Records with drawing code
** start **

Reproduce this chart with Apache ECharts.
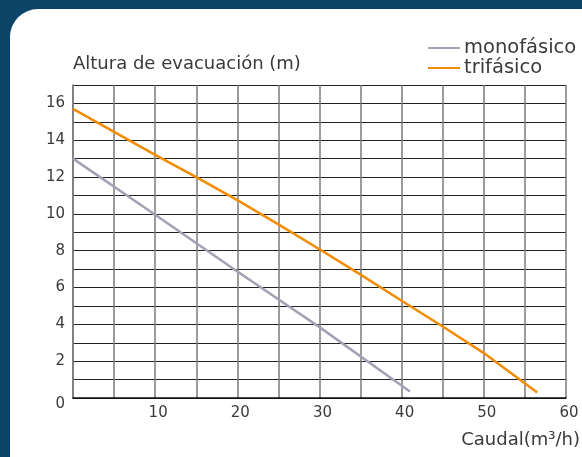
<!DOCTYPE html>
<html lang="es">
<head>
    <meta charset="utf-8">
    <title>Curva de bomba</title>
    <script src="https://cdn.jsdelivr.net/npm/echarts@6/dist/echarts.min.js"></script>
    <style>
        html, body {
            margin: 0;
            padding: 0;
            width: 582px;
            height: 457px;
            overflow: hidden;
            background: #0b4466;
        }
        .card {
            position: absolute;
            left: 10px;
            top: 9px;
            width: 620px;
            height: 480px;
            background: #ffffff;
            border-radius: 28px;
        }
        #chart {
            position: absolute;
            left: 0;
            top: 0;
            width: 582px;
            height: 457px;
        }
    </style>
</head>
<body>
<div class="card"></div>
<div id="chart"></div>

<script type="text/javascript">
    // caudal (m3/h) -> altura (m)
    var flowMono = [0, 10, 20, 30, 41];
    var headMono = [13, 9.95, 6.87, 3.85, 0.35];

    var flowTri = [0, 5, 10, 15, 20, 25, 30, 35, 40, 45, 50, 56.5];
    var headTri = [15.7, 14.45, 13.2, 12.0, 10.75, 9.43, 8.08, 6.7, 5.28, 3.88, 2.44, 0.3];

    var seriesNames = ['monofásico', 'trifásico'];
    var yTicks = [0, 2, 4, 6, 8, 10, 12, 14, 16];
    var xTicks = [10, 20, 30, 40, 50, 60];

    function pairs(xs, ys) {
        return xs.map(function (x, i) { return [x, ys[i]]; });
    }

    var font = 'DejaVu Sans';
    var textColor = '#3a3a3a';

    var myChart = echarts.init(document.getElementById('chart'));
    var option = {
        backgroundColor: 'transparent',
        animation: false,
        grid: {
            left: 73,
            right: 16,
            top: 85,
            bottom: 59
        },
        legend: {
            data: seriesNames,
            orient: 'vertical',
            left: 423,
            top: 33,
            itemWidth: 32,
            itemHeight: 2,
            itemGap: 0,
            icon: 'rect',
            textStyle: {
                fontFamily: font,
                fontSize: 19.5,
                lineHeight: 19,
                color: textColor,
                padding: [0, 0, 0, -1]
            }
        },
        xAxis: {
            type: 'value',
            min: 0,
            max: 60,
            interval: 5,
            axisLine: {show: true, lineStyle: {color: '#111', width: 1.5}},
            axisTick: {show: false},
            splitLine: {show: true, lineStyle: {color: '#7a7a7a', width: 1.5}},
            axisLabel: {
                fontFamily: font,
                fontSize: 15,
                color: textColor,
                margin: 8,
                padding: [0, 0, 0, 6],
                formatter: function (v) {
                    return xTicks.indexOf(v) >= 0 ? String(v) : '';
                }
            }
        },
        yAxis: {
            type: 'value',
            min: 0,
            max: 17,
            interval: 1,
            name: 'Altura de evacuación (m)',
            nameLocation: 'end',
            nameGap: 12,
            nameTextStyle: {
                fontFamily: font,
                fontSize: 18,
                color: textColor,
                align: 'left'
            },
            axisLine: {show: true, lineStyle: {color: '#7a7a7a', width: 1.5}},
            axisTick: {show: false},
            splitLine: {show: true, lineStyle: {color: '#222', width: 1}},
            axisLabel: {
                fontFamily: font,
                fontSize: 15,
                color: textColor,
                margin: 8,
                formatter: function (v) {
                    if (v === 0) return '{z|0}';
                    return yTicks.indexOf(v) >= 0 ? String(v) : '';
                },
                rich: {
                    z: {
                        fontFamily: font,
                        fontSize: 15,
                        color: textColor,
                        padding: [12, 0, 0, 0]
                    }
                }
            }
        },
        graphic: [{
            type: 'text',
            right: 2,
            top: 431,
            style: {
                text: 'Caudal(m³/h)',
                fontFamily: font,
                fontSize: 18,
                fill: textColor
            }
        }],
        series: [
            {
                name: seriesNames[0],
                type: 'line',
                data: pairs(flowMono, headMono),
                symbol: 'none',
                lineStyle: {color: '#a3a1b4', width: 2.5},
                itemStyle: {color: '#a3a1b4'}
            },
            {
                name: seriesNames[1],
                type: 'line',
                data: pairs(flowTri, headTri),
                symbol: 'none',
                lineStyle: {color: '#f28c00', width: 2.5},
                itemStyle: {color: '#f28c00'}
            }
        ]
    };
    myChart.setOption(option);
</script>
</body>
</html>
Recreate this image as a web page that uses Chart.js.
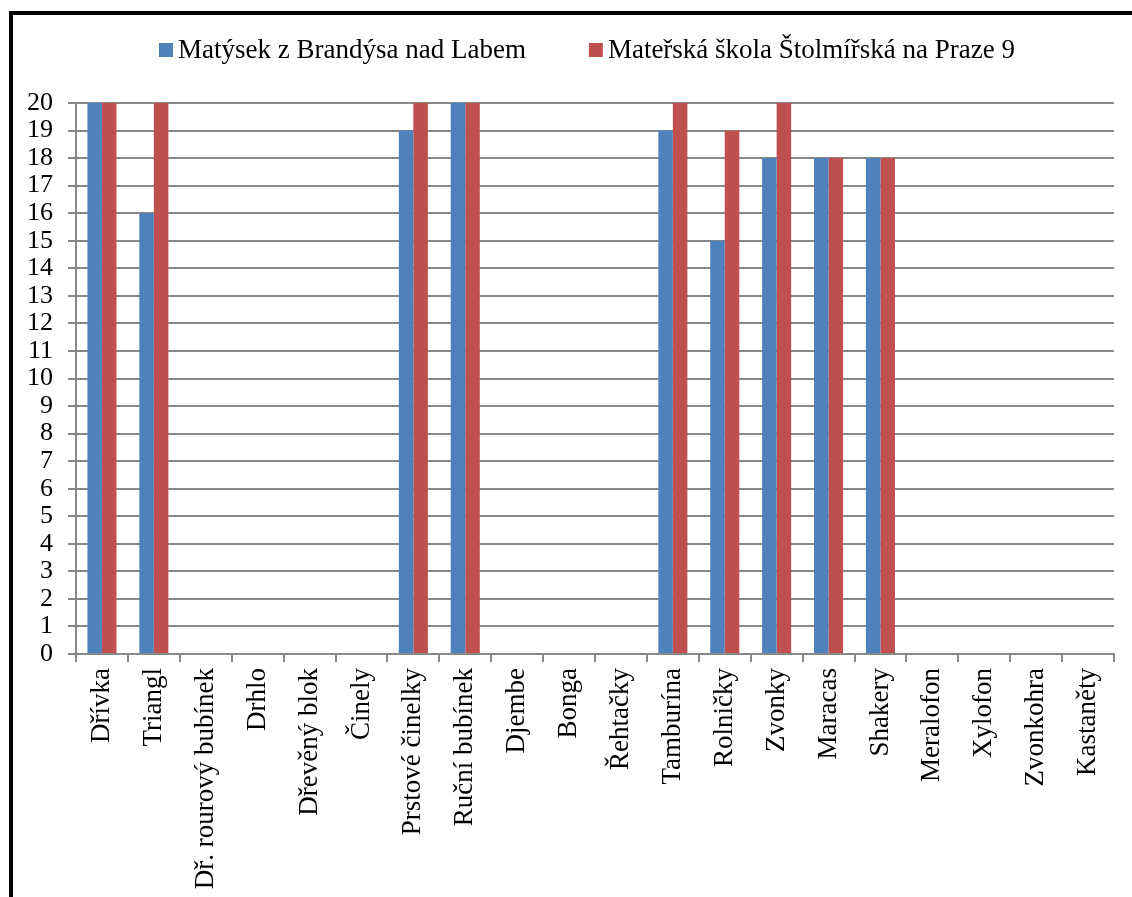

** end **

* _STATED GOAL_:
Pick each line holding the word "this" out of the data and copy it.

* _FULL ANSWER_:
Reproduce this chart with Apache ECharts.
Recreate this image as a web page that uses Chart.js.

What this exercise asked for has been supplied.